**Your objective**
Write out the entire listing below exactly as it appears, minus any pictures.

[start Dataset extract]

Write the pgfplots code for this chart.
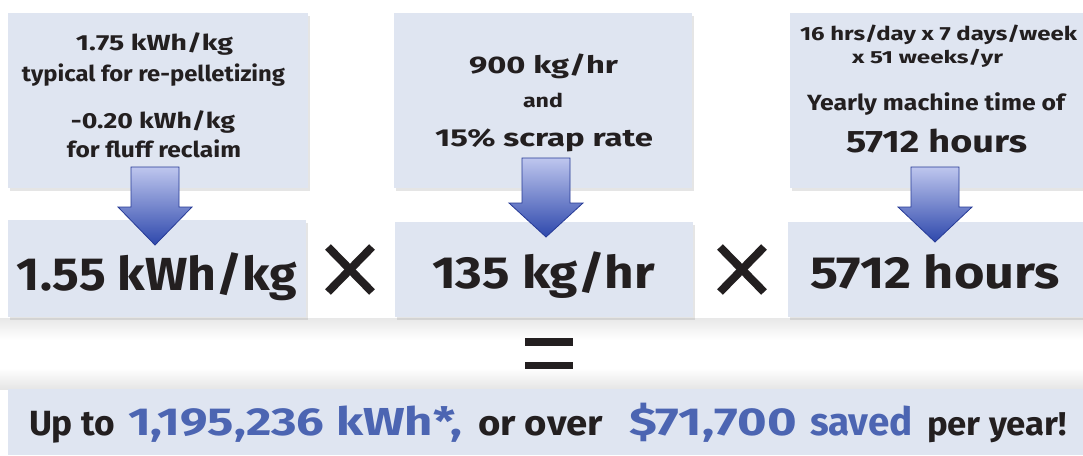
\documentclass[border=0pt]{standalone}
\usepackage{pgfplots}
\pgfplotsset{compat=1.18}
\usepackage{fontspec}
\setmainfont{Fira Sans}
\usepackage{graphicx}
\usetikzlibrary{shadows}
\definecolor{boxc}{RGB}{223,229,241}
\definecolor{txt}{RGB}{35,31,32}
\definecolor{blu}{RGB}{76,101,178}
\definecolor{arrL}{RGB}{190,198,238}
\definecolor{arrD}{RGB}{46,72,172}
\definecolor{arrE}{RGB}{38,58,150}
\newcommand{\tl}[7]{\node[anchor=#1, inner sep=0pt, outer sep=0pt, text=#7] at (axis cs:#2,#3) {\resizebox{#5pt}{\height}{\fontsize{#4}{#4}\selectfont\bfseries #6}};}
\newcommand{\arr}[4]{% cx, top, headstart, tip
  \draw[arrE, line width=0.8pt, top color=arrL, bottom color=arrD]
    (axis cs:#1-24,#2) -- (axis cs:#1+24,#2) -- (axis cs:#1+24,#3) -- (axis cs:#1+37,#3)
    -- (axis cs:#1,#4) -- (axis cs:#1-37,#3) -- (axis cs:#1-24,#3) -- cycle;}
\tikzset{bx/.style={fill=boxc, drop shadow={shadow xshift=1.5pt, shadow yshift=-3pt, opacity=0.22, fill=black!45}}}
\begin{document}
\begin{tikzpicture}
\begin{axis}[name=ax, hide axis, scale only axis, width=1083pt, height=455pt,
  xmin=0, xmax=1083, ymin=0, ymax=455, y dir=reverse, clip=false]
\fill[white] (axis cs:0,0) rectangle (axis cs:1083,455);
\shade[top color=black!9, bottom color=white] (axis cs:0,318) rectangle (axis cs:1083,340);
\shade[top color=white, bottom color=black!10] (axis cs:0,368) rectangle (axis cs:1083,389);
% boxes
\path[bx] (axis cs:8,13) rectangle (axis cs:308,188);
\path[bx] (axis cs:394,13) rectangle (axis cs:692,188);
\path[bx] (axis cs:790,13) rectangle (axis cs:1083,188);
\path[bx] (axis cs:8,220) rectangle (axis cs:306,317);
\path[bx] (axis cs:395,222) rectangle (axis cs:693,317);
\path[bx] (axis cs:788,222) rectangle (axis cs:1083,317);
\path[fill=boxc] (axis cs:8,389) rectangle (axis cs:1083,455);
% arrows
\arr{155}{167}{207}{245}
\arr{546}{158}{203}{237}
\arr{935}{167}{207}{242}
% operators
\draw[txt, line width=8pt] (axis cs:328,247) -- (axis cs:372,292);
\draw[txt, line width=8pt] (axis cs:328,292) -- (axis cs:372,247);
\draw[txt, line width=8pt] (axis cs:720,247) -- (axis cs:764,292);
\draw[txt, line width=8pt] (axis cs:720,292) -- (axis cs:764,247);
\fill[txt] (axis cs:525,338) rectangle (axis cs:573,346);
\fill[txt] (axis cs:525,362) rectangle (axis cs:573,369);
% box 1 text
\tl{base}{154.5}{50}{21.8}{157}{1.75 kWh/kg}{txt}
\tl{base}{153.5}{81}{21.8}{263}{typical for re-pelletizing}{txt}
\tl{base}{153}{128}{21.8}{164}{-0.20 kWh/kg}{txt}
\tl{base}{154}{157}{21.8}{174}{for fluff reclaim}{txt}
\tl{base}{157}{290}{46.4}{280}{1.55 kWh/kg}{txt}
% box 2 text
\tl{base}{543.5}{73}{24}{149}{900 kg/hr}{txt}
\tl{base}{543}{107}{19}{40}{and}{txt}
\tl{base}{544}{146}{24.5}{218}{15\% scrap rate}{txt}
\tl{base}{543.5}{288}{45}{223}{135 kg/hr}{txt}
% box 3 text
\tl{base}{938.5}{40}{19}{277}{16 hrs/day x 7 days/week}{txt}
\tl{base}{927.5}{63}{17.5}{151}{x 51 weeks/yr}{txt}
\tl{base}{936}{110}{22}{258}{Yearly machine time of}{txt}
\tl{base}{936.5}{152}{31}{181}{5712 hours}{txt}
\tl{base}{935}{288}{45}{250}{5712 hours}{txt}
% banner
\tl{base west}{29}{435}{35}{86}{Up to}{txt}
\tl{base west}{128}{435}{39}{334}{1,195,236 kWh*,}{blu}
\tl{base west}{478}{435}{35}{125}{or over}{txt}
\tl{base west}{629}{435}{39}{168}{\$71,700}{blu}
\tl{base west}{810}{435}{39}{103}{saved}{blu}
\tl{base west}{927}{435}{33}{140}{per year!}{txt}
\end{axis}
\pgfresetboundingbox
\useasboundingbox (ax.south west) rectangle (ax.north east);
\end{tikzpicture}
\end{document}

[end Dataset extract]

**Task answer**
Write the pgfplots code for this chart.
\documentclass[border=0pt]{standalone}
\usepackage{pgfplots}
\pgfplotsset{compat=1.18}
\usepackage{fontspec}
\setmainfont{Fira Sans}
\usepackage{graphicx}
\usetikzlibrary{shadows}
\definecolor{boxc}{RGB}{223,229,241}
\definecolor{txt}{RGB}{35,31,32}
\definecolor{blu}{RGB}{76,101,178}
\definecolor{arrL}{RGB}{190,198,238}
\definecolor{arrD}{RGB}{46,72,172}
\definecolor{arrE}{RGB}{38,58,150}
\newcommand{\tl}[7]{\node[anchor=#1, inner sep=0pt, outer sep=0pt, text=#7] at (axis cs:#2,#3) {\resizebox{#5pt}{\height}{\fontsize{#4}{#4}\selectfont\bfseries #6}};}
\newcommand{\arr}[4]{% cx, top, headstart, tip
  \draw[arrE, line width=0.8pt, top color=arrL, bottom color=arrD]
    (axis cs:#1-24,#2) -- (axis cs:#1+24,#2) -- (axis cs:#1+24,#3) -- (axis cs:#1+37,#3)
    -- (axis cs:#1,#4) -- (axis cs:#1-37,#3) -- (axis cs:#1-24,#3) -- cycle;}
\tikzset{bx/.style={fill=boxc, drop shadow={shadow xshift=1.5pt, shadow yshift=-3pt, opacity=0.22, fill=black!45}}}
\begin{document}
\begin{tikzpicture}
\begin{axis}[name=ax, hide axis, scale only axis, width=1083pt, height=455pt,
  xmin=0, xmax=1083, ymin=0, ymax=455, y dir=reverse, clip=false]
\fill[white] (axis cs:0,0) rectangle (axis cs:1083,455);
\shade[top color=black!9, bottom color=white] (axis cs:0,318) rectangle (axis cs:1083,340);
\shade[top color=white, bottom color=black!10] (axis cs:0,368) rectangle (axis cs:1083,389);
% boxes
\path[bx] (axis cs:8,13) rectangle (axis cs:308,188);
\path[bx] (axis cs:394,13) rectangle (axis cs:692,188);
\path[bx] (axis cs:790,13) rectangle (axis cs:1083,188);
\path[bx] (axis cs:8,220) rectangle (axis cs:306,317);
\path[bx] (axis cs:395,222) rectangle (axis cs:693,317);
\path[bx] (axis cs:788,222) rectangle (axis cs:1083,317);
\path[fill=boxc] (axis cs:8,389) rectangle (axis cs:1083,455);
% arrows
\arr{155}{167}{207}{245}
\arr{546}{158}{203}{237}
\arr{935}{167}{207}{242}
% operators
\draw[txt, line width=8pt] (axis cs:328,247) -- (axis cs:372,292);
\draw[txt, line width=8pt] (axis cs:328,292) -- (axis cs:372,247);
\draw[txt, line width=8pt] (axis cs:720,247) -- (axis cs:764,292);
\draw[txt, line width=8pt] (axis cs:720,292) -- (axis cs:764,247);
\fill[txt] (axis cs:525,338) rectangle (axis cs:573,346);
\fill[txt] (axis cs:525,362) rectangle (axis cs:573,369);
% box 1 text
\tl{base}{154.5}{50}{21.8}{157}{1.75 kWh/kg}{txt}
\tl{base}{153.5}{81}{21.8}{263}{typical for re-pelletizing}{txt}
\tl{base}{153}{128}{21.8}{164}{-0.20 kWh/kg}{txt}
\tl{base}{154}{157}{21.8}{174}{for fluff reclaim}{txt}
\tl{base}{157}{290}{46.4}{280}{1.55 kWh/kg}{txt}
% box 2 text
\tl{base}{543.5}{73}{24}{149}{900 kg/hr}{txt}
\tl{base}{543}{107}{19}{40}{and}{txt}
\tl{base}{544}{146}{24.5}{218}{15\% scrap rate}{txt}
\tl{base}{543.5}{288}{45}{223}{135 kg/hr}{txt}
% box 3 text
\tl{base}{938.5}{40}{19}{277}{16 hrs/day x 7 days/week}{txt}
\tl{base}{927.5}{63}{17.5}{151}{x 51 weeks/yr}{txt}
\tl{base}{936}{110}{22}{258}{Yearly machine time of}{txt}
\tl{base}{936.5}{152}{31}{181}{5712 hours}{txt}
\tl{base}{935}{288}{45}{250}{5712 hours}{txt}
% banner
\tl{base west}{29}{435}{35}{86}{Up to}{txt}
\tl{base west}{128}{435}{39}{334}{1,195,236 kWh*,}{blu}
\tl{base west}{478}{435}{35}{125}{or over}{txt}
\tl{base west}{629}{435}{39}{168}{\$71,700}{blu}
\tl{base west}{810}{435}{39}{103}{saved}{blu}
\tl{base west}{927}{435}{33}{140}{per year!}{txt}
\end{axis}
\pgfresetboundingbox
\useasboundingbox (ax.south west) rectangle (ax.north east);
\end{tikzpicture}
\end{document}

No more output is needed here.